FastFLUX: Pruning FLUX with Block-wise Replacement and Sandwich Training
Fuhan Cai, Yong Guo, Jie Li, Wenbo Li, Jian Chen, Xiangzhong Fang
TL;DR
The paper addresses the high computational cost of diffusion transformers by introducing FastFLUX, an architecture-level pruning framework that combines Block-wise Replacement with Linear Layers (BRLL) and Sandwich Training (ST) to preserve generation quality. BRLL replaces heavy residual branches with linear layers, initialized via a closed-form least-squares solution, while ST provides LoRA-based localized fine-tuning around replaced blocks to mitigate degradation.

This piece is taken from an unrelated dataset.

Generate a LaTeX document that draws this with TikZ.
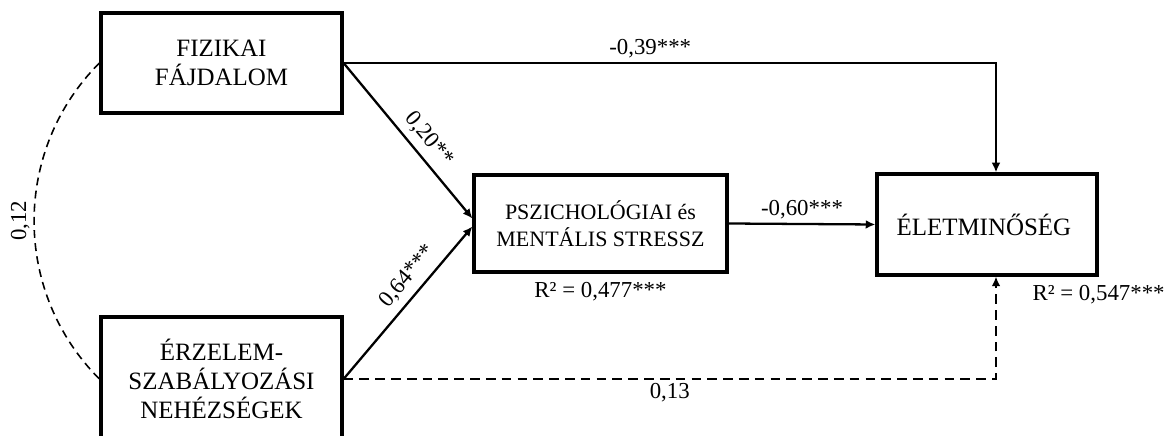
\documentclass[tikz,border=0pt]{standalone}
\usepackage{fontspec}
\setmainfont{Liberation Serif}
\usetikzlibrary{arrows.meta}
\usetikzlibrary{positioning}

\begin{document}
\begin{tikzpicture}[
            >={Latex[length=5.5pt,width=5pt]},
            construct/.style={rectangle, draw, line width=1.8pt, align=center, inner sep=2pt,
                            font=\fontsize{14.2}{16.5}\selectfont},
            path arrow/.style={->, line width=1.3pt},
            dashed arrow/.style={->, line width=1pt, dash pattern=on 5.5pt off 3.5pt},
            coef/.style={font=\fontsize{13}{14}\selectfont, inner sep=2pt},
        ]

        \useasboundingbox (0,0) rectangle (23.32,8.72);

        % Predictors (left)
        \node[construct, minimum width=4.82cm, minimum height=2cm] (fizikai) at (4.43, 7.46) {
            FIZIKAI \\ FÁJDALOM
        };
        \node[construct, minimum width=4.82cm, minimum height=2.48cm] (erzelem) at (4.43, 1.14) {
            ÉRZELEM- \\ SZABÁLYOZÁSI \\ NEHÉZSÉGEK
        };

        % Mediator
        \node[construct, minimum width=5.06cm, minimum height=1.94cm,
              font=\fontsize{12.5}{15.4}\selectfont] (pszich) at (12.01, 4.25) {
            PSZICHOLÓGIAI és \\ MENTÁLIS STRESSZ
        };

        % Outcome
        \node[construct, minimum width=4.4cm, minimum height=2.02cm] (elet) at (19.74, 4.23) {
            ÉLETMINŐSÉG
        };

        % Direct paths
        \draw[path arrow] (fizikai.east) -| ([xshift=0.18cm]elet.north)
            node[coef, pos=0.235, above] {-0,39***};
        \draw[path arrow] (fizikai.east) -- ([yshift=0.1cm]pszich.west)
            node[coef, pos=0.56, sloped, above, inner sep=4pt] {0,20**};
        \draw[path arrow] (erzelem.east) -- ([yshift=-0.06cm]pszich.west)
            node[coef, pos=0.6, sloped, above, inner sep=4pt] {0,64***};
        \draw[path arrow] (pszich.east) -- (elet.west)
            node[coef, midway, above] {-0,60***};

        % Non-significant path
        \draw[dashed arrow] (erzelem.east) -| ([xshift=0.18cm]elet.south)
            node[coef, pos=0.25, below] {0,13};

        % Covariance between predictors
        \draw[line width=0.9pt, dash pattern=on 4.5pt off 3pt] (fizikai.west) to[bend right=45]
            node[coef, midway, rotate=90, anchor=south] {0,12} (erzelem.west);

        % Explained variance
        \node[coef, below=0.1cm of pszich.south] (rpszich) {R² = 0,477***};
        \node[coef, below=0.1cm of elet.south east] (relet) {R² = 0,547***};

        \end{tikzpicture}
\end{document}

The approach maintains performance with significant inference speedups at modest pruning ratios (e.g., 20%), and demonstrates generalization to architectures beyond FLUX, including Stable Diffusion v3.0. Overall, FastFLUX offers a scalable, low-training-cost path to deployable diffusion models with competitive quality.
Abstract
Recent advancements in text-to-image (T2I) generation have led to the emergence of highly expressive models such as diffusion transformers (DiTs), exemplified by FLUX. However, their massive parameter sizes lead to slow inference, high memory usage, and poor deployability. Existing acceleration methods (e.g., single-step distillation and attention pruning) often suffer from significant performance degradation and incur substantial training costs. To address these limitations, we propose FastFLUX, an architecture-level pruning framework designed to enhance the inference efficiency of FLUX. At its core is the Block-wise Replacement with Linear Layers (BRLL) method, which replaces structurally complex residual branches in ResBlocks with lightweight linear layers while preserving the original shortcut connections for stability. Furthermore, we introduce Sandwich Training (ST), a localized fine-tuning strategy that leverages LoRA to supervise neighboring blocks, mitigating performance drops caused by structural replacement. Experiments show that our FastFLUX maintains high image quality under both qualitative and quantitative evaluations, while significantly improving inference speed, even with 20\% of the hierarchy pruned. Our code will be available soon.